We know what this has meant in Louisiana, the District of Columbia, North Carolina, and Tennessee, where TFA-trained leaders have fought for privatization, high-stakes testing, test-based teacher evaluation, and merit pay.
Here is an Atlanta article about what lies ahead if TFA alums constitute a solid bloc on the board and are close to controlling it. It is interesting that some of the candidates do not acknowledge their TFA connection.
The article describes a little-known offshoot of TFA called “Leadership for Educational Equity” (LEE). This appears to be the political action arm of TFA, spinning off groups like “Families Empowered” and “Mississippi First,” both of which advocate for privately managed charter schools. LEE is not transparent. Only members can access its website.
You can see why the far-right, anti-union Walton Family Foundation gave TFA $50 million, and why it is the favorite charity of major corporations.
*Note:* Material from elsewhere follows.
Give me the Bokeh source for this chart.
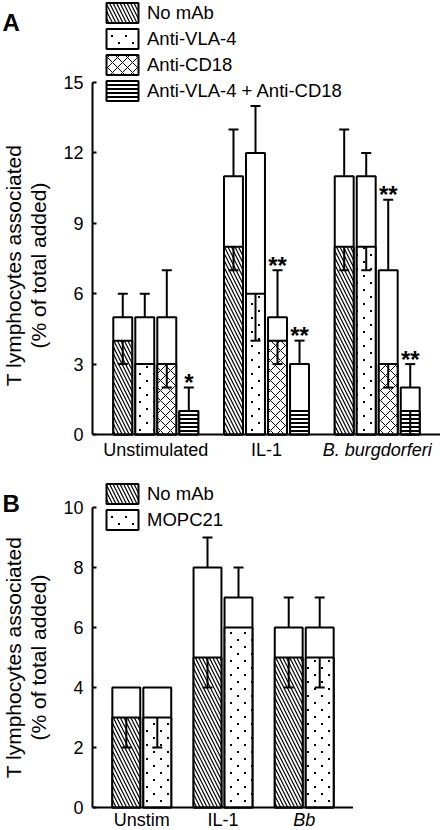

It is a training ground for the privatization movement.
Especially interesting in this article is the analysis by Julian Vasquez Heilig, who has studied the effects of TFA in the classroom.
The following is a quote from the article:
“Overall, the four are a largely pro-charter school group. If all four are elected, TFA alumni will constitute a near-majority voting bloc on the BOE.
So, what does this mean for APS, and how might a TFA voting bloc impact educational policy for APS teachers, parents, students, and other stakeholders?
“The first thing is, it’s not surprising you have so many TFA alum running for the School Board.
TFA alums are everywhere but the classroom. Their turnover rate, after three or four years, is around eighty percent,” Julian Vasquez Heilig, an Associate Professor of Educational Policy and Planning at the University of Texas at Austin, and author of the Cloaking Inequality blog, told Atlanta Progressive News.
“It’s a revolving door of temporary labor. It [TFA] perpetuates inequality in teacher quality,” he said.
“It empowers districts to continue a revolving of rookie teachers. What TFA will argue is their five weeks of training in the summer is adequate for their teachers,” he said.
“In recent years, they’ve aligned themselves with the corporate reformer movement. That means vouchers, charter schools, parent trigger, anti-union,” he said.
“You see the Teach for America alum leading out in this movement to corporatize education. What that means, take education out of the public space. They [charter schools] are no longer democratically controlled,” he said.
“What TFA has done over the last few years, is aligned themselves with a variety of faces in the reform movement that are taking democratic control away from communities, and they seek to privatize many functions,” he said.
“The voters have to decide if they like what TFA is selling. If the public is happy with the temporary tourist approach to education, then they’re the right choice,” he said.